이제 당연한 것이 되어버린 야근을 마치고 집에 돌아와 방바닥에 드러눕는다. 페이스북이니 네이버웹툰이니 하는 것들을 뒤적이다 이제는 진짜 자야겠단 생각이 들 때까지 손에서 전화기를 내려놓지 않는다. 그러고도 공허한 마음. 무언가 내 삶이라 내 시간이라 부를 만한 시간에 무언가가 일어나줬으면 바라며 화면을 바라본다. 하루종일 기도 끝에 붙어있던 숨이 수백만으로 쪼개져 조금씩 새어나온다. 온전한 나로 돌아가기에는 눈을 차마 뜨고 있을 수 없는 시각이 올 때까지 아무래도 시간이 부족하다. 그렇게 반도 완전히 추스리지 못한 채로 정신을 잃는다. 그리고 몇 시간 후 다시 눈을 뜨고 회사메일을 확인한다. 

무언가 나를 주고 올 곳이 필요하다. 당장이라도 그 곳에 가면 나를 만날 수 있는 그런 곳. 아니면 절대 잃어버리지 않을 나 자신이라도.

Ridiculous.
I come home after usual over-time work. then i stare on my phone, hoping to find something special that might happen in unworking hours what supposed to be 'my time'.
but there is not much time till my eyelids fall down hopelessly. i fall asleep then wake up after few hours then check work mailbox.

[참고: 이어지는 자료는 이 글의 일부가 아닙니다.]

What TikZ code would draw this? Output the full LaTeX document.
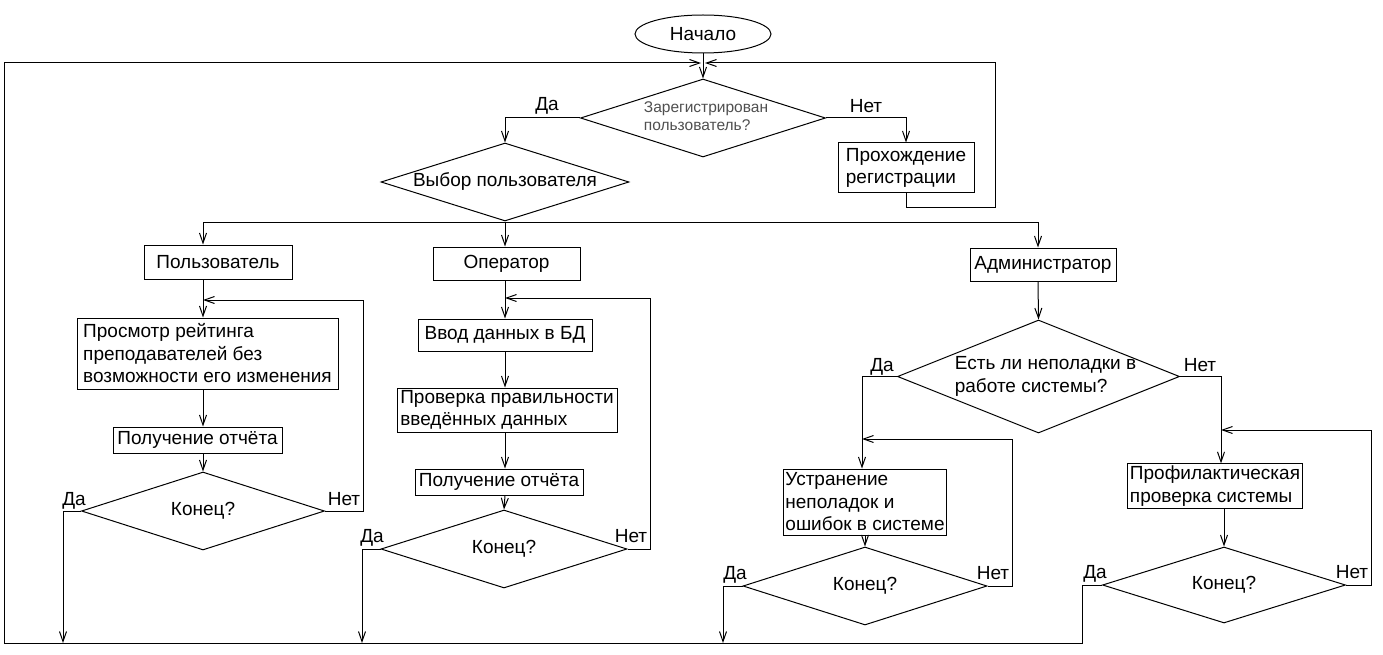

i need a place i can keep myself. so whenever i come back i can find myself. or I. un-los-able I.

27/08/2012

review_George Harrison 바날 아이디어

얼마전 조지 해리슨 다큐멘타리를 봤다. 사실 비틀즈가 넷이라는 것은 그 이름을 들었을 때 부터 알았다지만 그의 이름은 이 다큐의 개봉을 통해 알게되었다. 난 비틀즈에 대한 특별한 감상같은 것은 없다. 몇몇 곡을 좋아하는 것 말고는 모두가 칭송하기 때문에 나 역시 위대한 밴드인가봐라고 막연히 생각했다. 
200분이 넘는 다큐는 생각보다 지루하지 않았다. 영화가 끝나고 몇가지 생각들이 머릿속을 떠다녔지만 지금까지 살아남은 것은 나 역시 '변해도 괜찮다'는 것이다. 그리고 명상을 통해 스스로를 좀 더 잘 추스려야겠다는 것. 난 그만큼 어린 나이에 성공이란 것을 한 것도 할 수 있을 것 같지도 않다. 하지만 나 역시 의지로 변화, 변신을 모색할 수 있다. 내 맘의 평화를 찾는데, 나의 바람을 실현하는데 새로운 모습을 갖는 것을 두려워하지 말자. 난 아직도 무엇이든 될 수 있다.

Few days ago i watched George Harrison the documentary. I knew that the Beatles were 4 people since i heard the name for the very first time though this was the first time i properly got to know his name. Also I have nothing that particular about the Beatles. I quite like a few of their songs and I think they are somewhat great, but I just think so only because everyone says so. 
The documentary is over 200mins, but didn't feel that long. While the ending credit goes up, few ideas were floating in my head. And there are only two still alive. 1. It's okay to change myself. and 2. I need some meditation to look after myself. I am neither that succeed in something nor to be in any near future. But I also can be a different person with my own will and effort. Not to be affraid of being a different and possibly better person, and finding peace in my mind. Yep i can be any and better.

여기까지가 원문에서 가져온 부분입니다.